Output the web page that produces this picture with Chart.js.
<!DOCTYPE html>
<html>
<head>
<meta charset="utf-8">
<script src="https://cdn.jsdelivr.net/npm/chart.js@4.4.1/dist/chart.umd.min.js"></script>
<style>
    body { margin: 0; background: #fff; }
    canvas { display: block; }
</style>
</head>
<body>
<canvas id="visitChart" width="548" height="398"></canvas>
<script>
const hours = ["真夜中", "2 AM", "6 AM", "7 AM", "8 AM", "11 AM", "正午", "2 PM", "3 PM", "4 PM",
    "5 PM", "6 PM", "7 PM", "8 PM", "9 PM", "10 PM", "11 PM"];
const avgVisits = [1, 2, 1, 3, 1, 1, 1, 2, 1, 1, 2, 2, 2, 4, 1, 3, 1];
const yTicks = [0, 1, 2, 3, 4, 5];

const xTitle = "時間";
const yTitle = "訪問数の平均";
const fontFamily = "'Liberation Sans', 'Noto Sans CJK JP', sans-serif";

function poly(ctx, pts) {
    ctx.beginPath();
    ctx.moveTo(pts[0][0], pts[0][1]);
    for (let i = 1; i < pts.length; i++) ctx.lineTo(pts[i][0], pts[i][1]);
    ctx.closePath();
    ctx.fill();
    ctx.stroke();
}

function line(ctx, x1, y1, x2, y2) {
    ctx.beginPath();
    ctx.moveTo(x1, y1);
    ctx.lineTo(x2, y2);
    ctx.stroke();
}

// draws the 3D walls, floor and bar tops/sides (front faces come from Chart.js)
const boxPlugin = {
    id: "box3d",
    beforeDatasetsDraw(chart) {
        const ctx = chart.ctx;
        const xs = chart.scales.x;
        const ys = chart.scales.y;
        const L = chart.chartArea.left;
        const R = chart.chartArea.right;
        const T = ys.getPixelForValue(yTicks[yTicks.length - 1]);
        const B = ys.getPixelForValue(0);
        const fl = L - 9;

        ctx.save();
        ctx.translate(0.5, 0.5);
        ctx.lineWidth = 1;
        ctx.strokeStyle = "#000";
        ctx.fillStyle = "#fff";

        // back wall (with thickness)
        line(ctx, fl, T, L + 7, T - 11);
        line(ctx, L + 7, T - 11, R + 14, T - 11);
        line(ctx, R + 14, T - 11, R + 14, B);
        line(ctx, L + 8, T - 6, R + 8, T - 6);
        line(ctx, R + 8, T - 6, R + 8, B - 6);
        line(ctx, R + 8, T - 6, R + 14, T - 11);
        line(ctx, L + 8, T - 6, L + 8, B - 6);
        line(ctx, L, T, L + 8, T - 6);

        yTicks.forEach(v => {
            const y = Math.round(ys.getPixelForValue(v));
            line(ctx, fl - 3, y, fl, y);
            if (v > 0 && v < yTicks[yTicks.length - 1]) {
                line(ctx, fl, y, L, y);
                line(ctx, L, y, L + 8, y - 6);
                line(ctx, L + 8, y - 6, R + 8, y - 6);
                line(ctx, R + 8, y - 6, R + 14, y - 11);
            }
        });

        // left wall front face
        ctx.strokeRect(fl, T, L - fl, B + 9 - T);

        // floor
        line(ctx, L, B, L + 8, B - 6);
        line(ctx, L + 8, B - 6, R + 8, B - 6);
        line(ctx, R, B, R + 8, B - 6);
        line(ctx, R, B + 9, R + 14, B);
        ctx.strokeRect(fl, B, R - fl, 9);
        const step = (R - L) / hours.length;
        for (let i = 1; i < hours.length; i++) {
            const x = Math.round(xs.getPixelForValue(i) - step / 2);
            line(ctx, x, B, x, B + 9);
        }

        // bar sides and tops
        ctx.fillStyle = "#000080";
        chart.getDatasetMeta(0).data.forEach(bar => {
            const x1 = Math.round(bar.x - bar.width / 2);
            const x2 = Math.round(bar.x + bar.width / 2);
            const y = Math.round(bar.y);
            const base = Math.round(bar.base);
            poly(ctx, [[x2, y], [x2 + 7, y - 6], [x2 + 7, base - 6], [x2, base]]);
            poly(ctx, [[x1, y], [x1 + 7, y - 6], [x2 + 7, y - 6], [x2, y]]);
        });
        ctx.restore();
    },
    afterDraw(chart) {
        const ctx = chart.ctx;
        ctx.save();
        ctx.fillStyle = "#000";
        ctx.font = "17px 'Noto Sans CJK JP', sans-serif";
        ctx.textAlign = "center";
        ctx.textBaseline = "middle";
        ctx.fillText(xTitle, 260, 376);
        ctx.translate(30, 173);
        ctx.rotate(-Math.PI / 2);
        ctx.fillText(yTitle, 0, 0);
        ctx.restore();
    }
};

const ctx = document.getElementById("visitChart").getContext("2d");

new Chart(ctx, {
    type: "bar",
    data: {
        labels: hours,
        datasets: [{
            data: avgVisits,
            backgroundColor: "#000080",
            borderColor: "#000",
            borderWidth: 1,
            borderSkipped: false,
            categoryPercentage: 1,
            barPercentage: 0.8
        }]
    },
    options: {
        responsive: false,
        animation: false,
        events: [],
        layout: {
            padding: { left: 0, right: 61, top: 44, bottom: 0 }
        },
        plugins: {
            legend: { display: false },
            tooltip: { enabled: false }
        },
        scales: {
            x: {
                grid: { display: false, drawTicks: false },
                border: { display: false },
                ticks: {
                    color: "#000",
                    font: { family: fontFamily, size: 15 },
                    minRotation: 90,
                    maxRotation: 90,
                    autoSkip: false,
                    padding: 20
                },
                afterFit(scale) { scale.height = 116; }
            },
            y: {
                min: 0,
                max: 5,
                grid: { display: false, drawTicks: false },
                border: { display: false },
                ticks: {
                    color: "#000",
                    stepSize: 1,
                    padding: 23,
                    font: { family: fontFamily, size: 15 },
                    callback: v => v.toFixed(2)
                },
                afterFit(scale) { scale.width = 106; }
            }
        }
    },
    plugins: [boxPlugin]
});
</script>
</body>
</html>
#####
THE EXERCISE
Verbatim output is expected for the lines from the start of the data to the line in which "const fl = L - 9;" appears, both included.

ANSWER TO THIS PROBLEM
Output the web page that produces this picture with Chart.js.
<!DOCTYPE html>
<html>
<head>
<meta charset="utf-8">
<script src="https://cdn.jsdelivr.net/npm/chart.js@4.4.1/dist/chart.umd.min.js"></script>
<style>
    body { margin: 0; background: #fff; }
    canvas { display: block; }
</style>
</head>
<body>
<canvas id="visitChart" width="548" height="398"></canvas>
<script>
const hours = ["真夜中", "2 AM", "6 AM", "7 AM", "8 AM", "11 AM", "正午", "2 PM", "3 PM", "4 PM",
    "5 PM", "6 PM", "7 PM", "8 PM", "9 PM", "10 PM", "11 PM"];
const avgVisits = [1, 2, 1, 3, 1, 1, 1, 2, 1, 1, 2, 2, 2, 4, 1, 3, 1];
const yTicks = [0, 1, 2, 3, 4, 5];

const xTitle = "時間";
const yTitle = "訪問数の平均";
const fontFamily = "'Liberation Sans', 'Noto Sans CJK JP', sans-serif";

function poly(ctx, pts) {
    ctx.beginPath();
    ctx.moveTo(pts[0][0], pts[0][1]);
    for (let i = 1; i < pts.length; i++) ctx.lineTo(pts[i][0], pts[i][1]);
    ctx.closePath();
    ctx.fill();
    ctx.stroke();
}

function line(ctx, x1, y1, x2, y2) {
    ctx.beginPath();
    ctx.moveTo(x1, y1);
    ctx.lineTo(x2, y2);
    ctx.stroke();
}

// draws the 3D walls, floor and bar tops/sides (front faces come from Chart.js)
const boxPlugin = {
    id: "box3d",
    beforeDatasetsDraw(chart) {
        const ctx = chart.ctx;
        const xs = chart.scales.x;
        const ys = chart.scales.y;
        const L = chart.chartArea.left;
        const R = chart.chartArea.right;
        const T = ys.getPixelForValue(yTicks[yTicks.length - 1]);
        const B = ys.getPixelForValue(0);
        const fl = L - 9;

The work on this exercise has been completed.